## Brief
Go through the data below and copy it exactly, skipping every picture.
┄┄┄┄┄┄┄┄┄┄┄┄┄┄┄┄┄┄┄┄
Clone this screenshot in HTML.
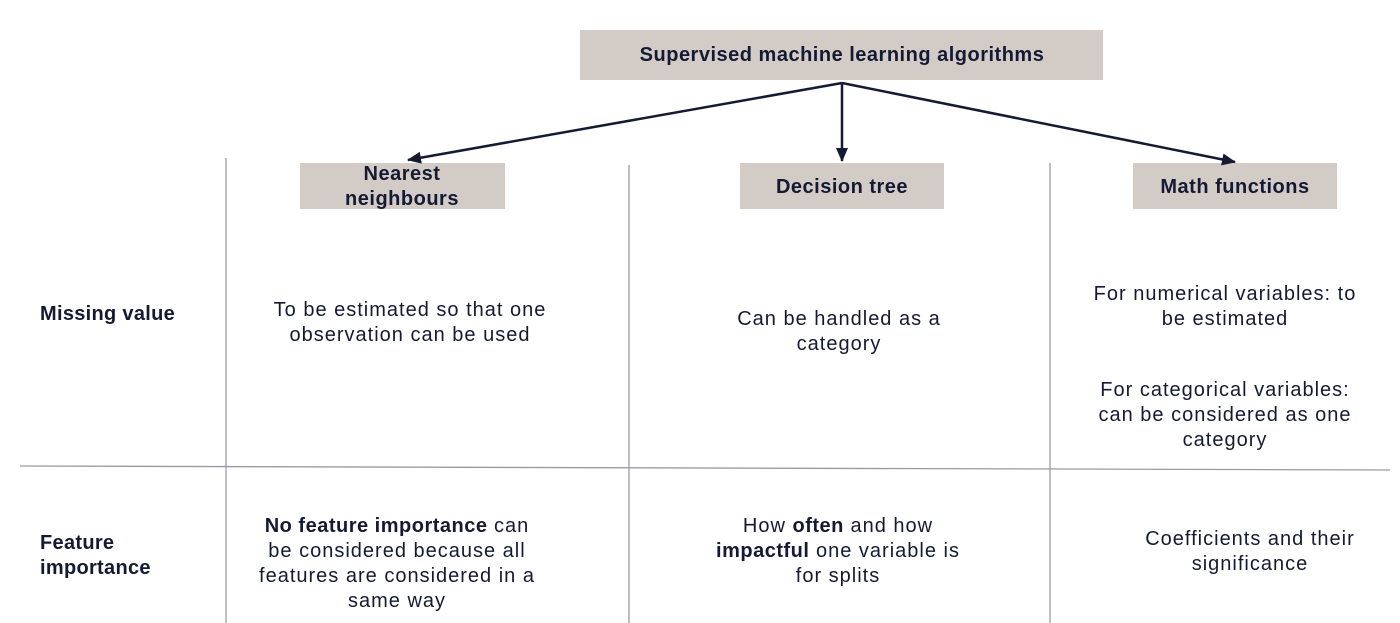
<!DOCTYPE html>
<html><head><meta charset="utf-8"><style>
body{margin:0;width:1400px;height:623px;background:#fff;position:relative;overflow:hidden;font-family:"Liberation Sans",sans-serif;color:#151a33}
.b{position:absolute;background:#d3cbc6}
.t{position:absolute;font-size:20px;line-height:25px;letter-spacing:1px;text-align:center;white-space:nowrap;transform:translateX(-50%)}
.h{font-weight:bold;letter-spacing:0.5px}
.t b{letter-spacing:0.5px}
.l{position:absolute;font-size:20px;line-height:25px;font-weight:bold;letter-spacing:0.3px;white-space:nowrap}
</style></head><body>
<div class="b" style="left:580px;top:30px;width:523px;height:50px"></div>
<div class="b" style="left:300px;top:163px;width:205px;height:46px"></div>
<div class="b" style="left:740px;top:163px;width:204px;height:46px"></div>
<div class="b" style="left:1133px;top:163px;width:204px;height:46px"></div>
<svg width="1400" height="623" style="position:absolute;left:0;top:0">
<defs><marker id="a" markerWidth="14" markerHeight="12" refX="13" refY="6" orient="auto" markerUnits="userSpaceOnUse"><path d="M0,0 L14,6 L0,12z" fill="#151a33"/></marker></defs>
<g stroke="#151a33" stroke-width="2.5" fill="none">
<line x1="842" y1="83" x2="408" y2="160" marker-end="url(#a)"/>
<line x1="842" y1="83" x2="842" y2="161" marker-end="url(#a)"/>
<line x1="842" y1="83" x2="1235" y2="162" marker-end="url(#a)"/>
</g>
<g stroke="#9a9aa6" stroke-width="1.3">
<line x1="226" y1="158" x2="226" y2="623"/>
<line x1="629" y1="165" x2="629" y2="623"/>
<line x1="1050" y1="163" x2="1050" y2="623"/>
<line x1="20" y1="466" x2="1390" y2="470"/>
</g>
</svg>
<div class="t h" style="left:842px;top:43px">Supervised machine learning algorithms</div>
<div class="t h" style="left:402px;top:162px">Nearest<br>neighbours</div>
<div class="t h" style="left:842px;top:175px">Decision tree</div>
<div class="t h" style="left:1235px;top:175px">Math functions</div>
<div class="l" style="left:40px;top:302px">Missing value</div>
<div class="l" style="left:40px;top:531px">Feature<br>importance</div>
<div class="t" style="left:410px;top:298px">To be estimated so that one<br>observation can be used</div>
<div class="t" style="left:839px;top:307px">Can be handled as a<br>category</div>
<div class="t" style="left:1225px;top:282px">For numerical variables: to<br>be estimated</div>
<div class="t" style="left:1225px;top:378px">For categorical variables:<br>can be considered as one<br>category</div>
<div class="t" style="left:397px;top:514px"><b>No feature importance</b> can<br>be considered because all<br>features are considered in a<br>same way</div>
<div class="t" style="left:838px;top:514px">How <b>often</b> and how<br><b>impactful</b> one variable is<br>for splits</div>
<div class="t" style="left:1250px;top:527px">Coefficients and their<br>significance</div>
</body></html>
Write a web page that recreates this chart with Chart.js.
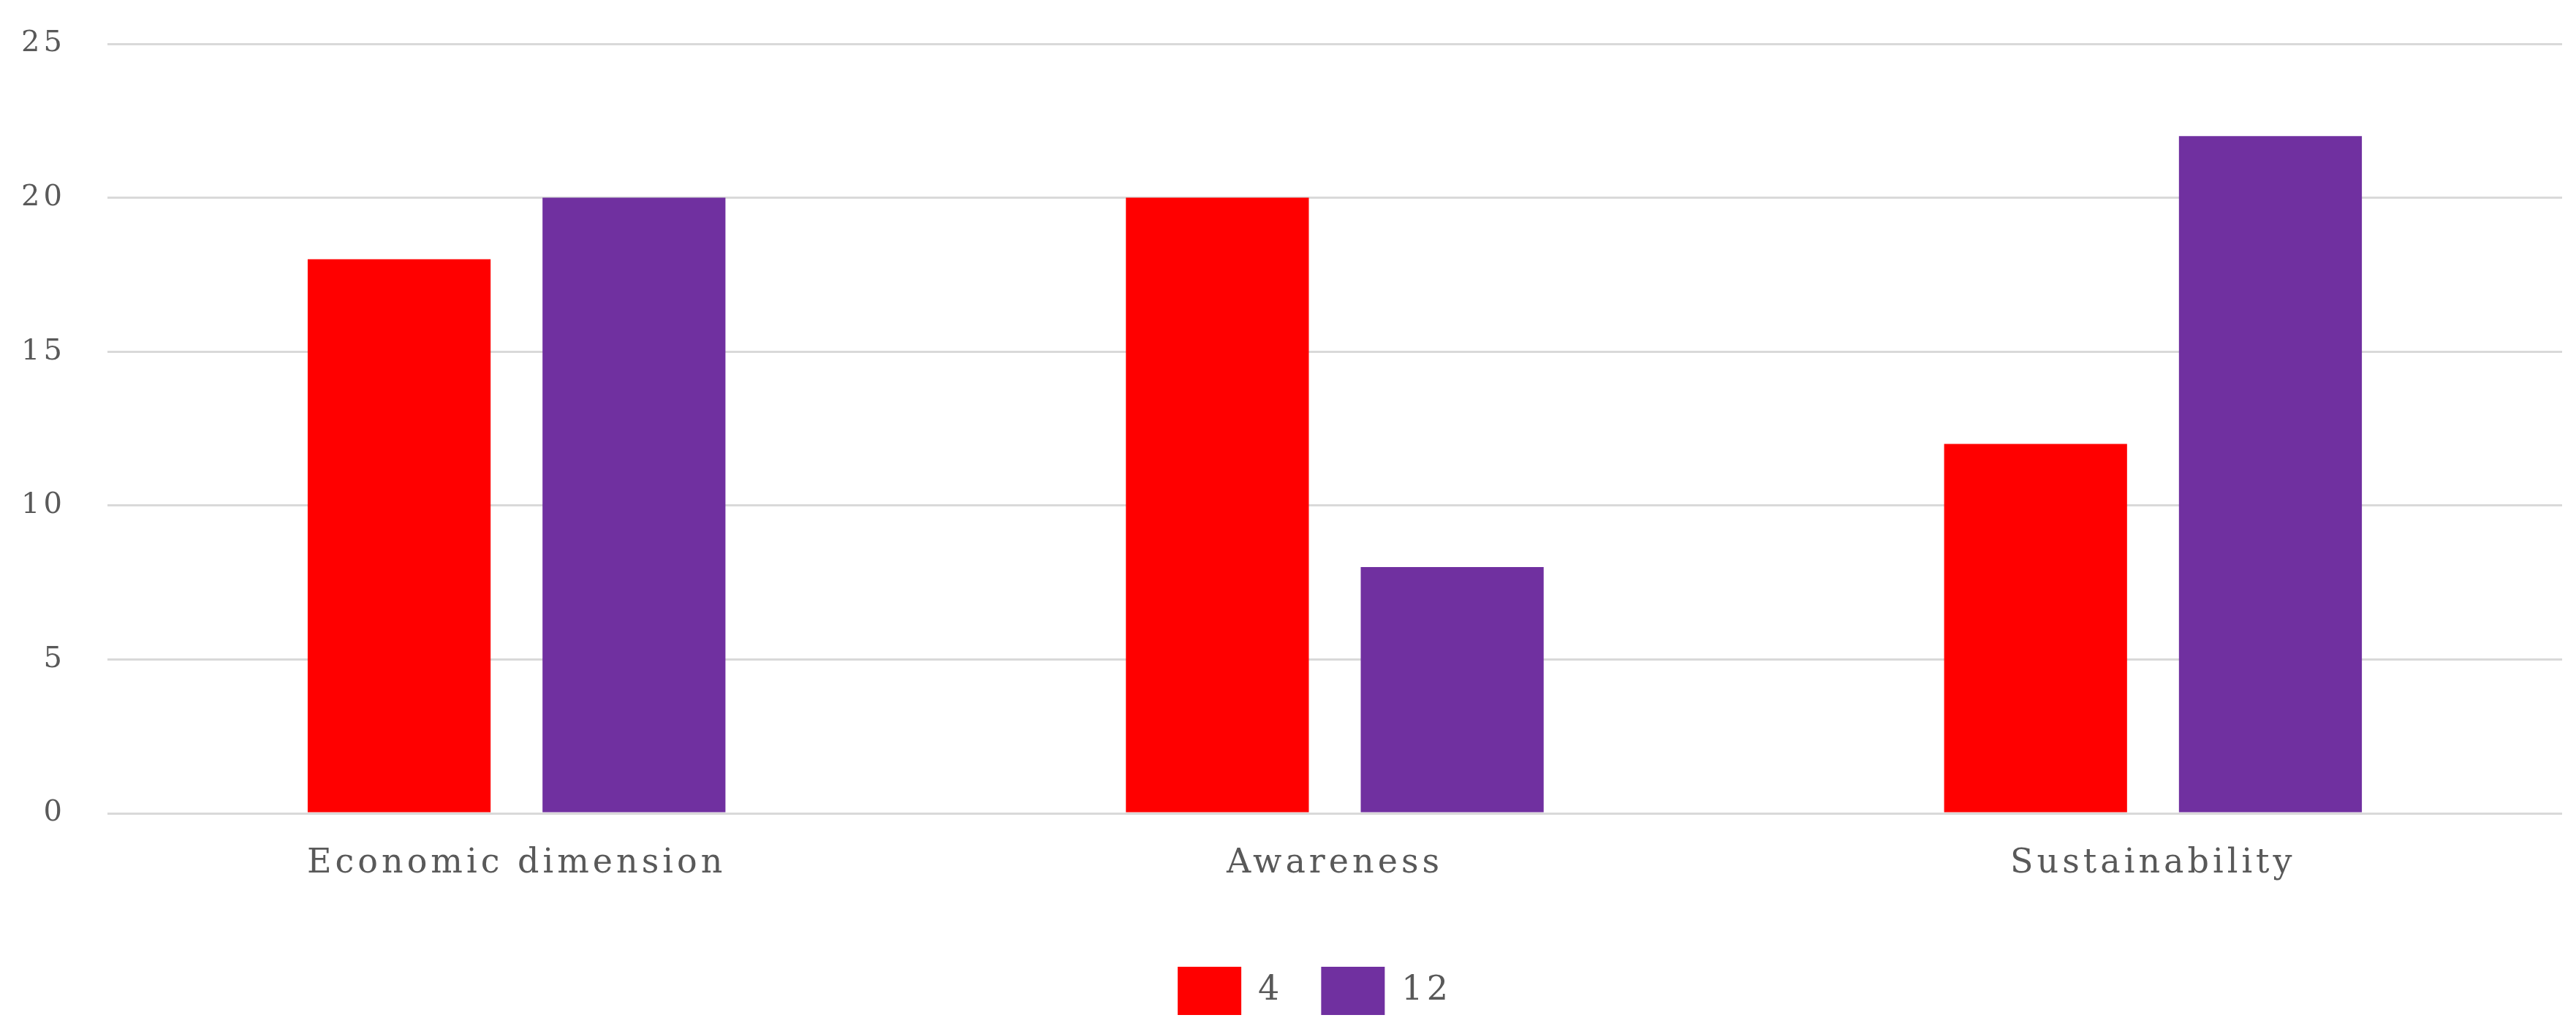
┄┄┄┄┄┄┄┄┄┄┄┄┄┄┄┄┄┄┄┄
## Exercise result
Clone this screenshot in HTML.
<!DOCTYPE html>
<html><head><meta charset="utf-8"><style>
body{margin:0;width:1400px;height:623px;background:#fff;position:relative;overflow:hidden;font-family:"Liberation Sans",sans-serif;color:#151a33}
.b{position:absolute;background:#d3cbc6}
.t{position:absolute;font-size:20px;line-height:25px;letter-spacing:1px;text-align:center;white-space:nowrap;transform:translateX(-50%)}
.h{font-weight:bold;letter-spacing:0.5px}
.t b{letter-spacing:0.5px}
.l{position:absolute;font-size:20px;line-height:25px;font-weight:bold;letter-spacing:0.3px;white-space:nowrap}
</style></head><body>
<div class="b" style="left:580px;top:30px;width:523px;height:50px"></div>
<div class="b" style="left:300px;top:163px;width:205px;height:46px"></div>
<div class="b" style="left:740px;top:163px;width:204px;height:46px"></div>
<div class="b" style="left:1133px;top:163px;width:204px;height:46px"></div>
<svg width="1400" height="623" style="position:absolute;left:0;top:0">
<defs><marker id="a" markerWidth="14" markerHeight="12" refX="13" refY="6" orient="auto" markerUnits="userSpaceOnUse"><path d="M0,0 L14,6 L0,12z" fill="#151a33"/></marker></defs>
<g stroke="#151a33" stroke-width="2.5" fill="none">
<line x1="842" y1="83" x2="408" y2="160" marker-end="url(#a)"/>
<line x1="842" y1="83" x2="842" y2="161" marker-end="url(#a)"/>
<line x1="842" y1="83" x2="1235" y2="162" marker-end="url(#a)"/>
</g>
<g stroke="#9a9aa6" stroke-width="1.3">
<line x1="226" y1="158" x2="226" y2="623"/>
<line x1="629" y1="165" x2="629" y2="623"/>
<line x1="1050" y1="163" x2="1050" y2="623"/>
<line x1="20" y1="466" x2="1390" y2="470"/>
</g>
</svg>
<div class="t h" style="left:842px;top:43px">Supervised machine learning algorithms</div>
<div class="t h" style="left:402px;top:162px">Nearest<br>neighbours</div>
<div class="t h" style="left:842px;top:175px">Decision tree</div>
<div class="t h" style="left:1235px;top:175px">Math functions</div>
<div class="l" style="left:40px;top:302px">Missing value</div>
<div class="l" style="left:40px;top:531px">Feature<br>importance</div>
<div class="t" style="left:410px;top:298px">To be estimated so that one<br>observation can be used</div>
<div class="t" style="left:839px;top:307px">Can be handled as a<br>category</div>
<div class="t" style="left:1225px;top:282px">For numerical variables: to<br>be estimated</div>
<div class="t" style="left:1225px;top:378px">For categorical variables:<br>can be considered as one<br>category</div>
<div class="t" style="left:397px;top:514px"><b>No feature importance</b> can<br>be considered because all<br>features are considered in a<br>same way</div>
<div class="t" style="left:838px;top:514px">How <b>often</b> and how<br><b>impactful</b> one variable is<br>for splits</div>
<div class="t" style="left:1250px;top:527px">Coefficients and their<br>significance</div>
</body></html>
Write a web page that recreates this chart with Chart.js.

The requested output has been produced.